Un nouvel immeuble de bureaux 100% démontable !
Le nouveau siège de la Banque Triodos à Zeist (Pays-Bas) est un très bon exemple de construction circulaire. Il est circulaire et durable sous toutes ses facettes. Le bâtiment est démontable à 100%. Conçu comme un dépôt de matériaux, il peut être parfaitement déconstruit et reconstruit à un autre endroit. La structure du bâtiment est composée à 90% de bois. Même la cage d'ascenseur est en bois, ce que presque personne n’imaginait possible. La structure est maintenue avec 165 000 vis et boulons, aucune pièce n’a été collée. On accède très facilement à toutes les fixations et à toutes les connexions. Le bâtiment dispose d'un système de chape sèche en bois et les murs intérieurs peuvent être déplacés comme on le souhaite. L'ensemble du bâtiment étant enregistré sur Madaster (une des plateformes de matériaux), le nouvel immeuble de bureaux de la Banque Triodos est le seul au monde dont la valeur matérielle globale peut être déterminée précisément à tout moment.
Le nouvel immeuble de bureaux de la Banque Triodos est le seul au monde dont la valeur matérielle globale peut être déterminée précisément à tout moment.
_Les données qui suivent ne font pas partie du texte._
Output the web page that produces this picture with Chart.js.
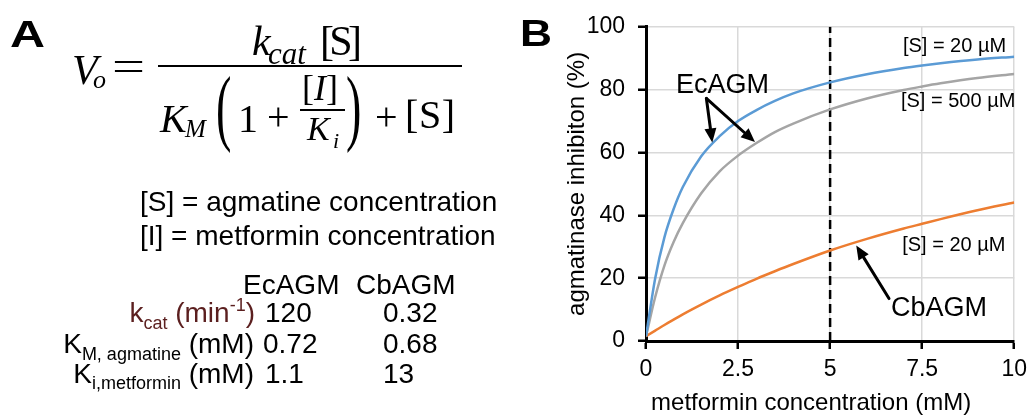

Implantation durable dans son environnement
La durabilité ne dépend pas seulement des matériaux utilisés ou de l'adaptabilité de la fonction du bâtiment, mais également de l’implantation de ce bâtiment. Le nouvel immeuble de bureaux a été intégré de manière optimale dans De Reehorst, un lieu privilégiant l’équilibre entre la nature, la culture et l’économie. Au début de la phase de conception, diverses études ont été menées en lien avec l'écologie, l'histoire culturelle, l'archéologie, les arbres, l'eau et la circulation. Les résultats de ces études ont été inclus dans la conception finale. Par exemple, lors de la détermination de l'emplacement du nouvel immeuble de bureaux, on a pris en compte les trajectoires de vol des chauves-souris sur le domaine en prévoyant une distance minimale de 10 m avec la lisière de la forêt. De même, la hauteur de l'immeuble a été limitée à 25 m, en raison des zones arborées toutes proches et le bâtiment n'est qu'à quelques minutes à pied de la gare de Driebergen-Zeist, afin que l'utilisation des transports en commun soit encouragée.
Au début de la phase de conception, diverses études ont été menées en lien avec l'écologie, l'histoire culturelle, l'archéologie, les arbres, l'eau et la circulation. Les résultats de ces études ont été inclus dans la conception finale.
Les façades en verre garantissent une entrée optimale de la lumière du jour et, combinées avec les toits verts, garantissent une relation étroite avec le paysage. La faune et la flore présentes sur le domaine ont été cartographiées par une personne qualifié. En consultation avec les architectes paysagistes d'Arcadis, une recommandation a été formulée pour chaque activité constructive en relation avec les besoins de la faune et de la flore existantes. La végétation qui devait absolument être enlevée a été déplacée ou compensée. Le bois des arbres abattus a été d’une manière ou d’une autre réutilisé dans le bâtiment.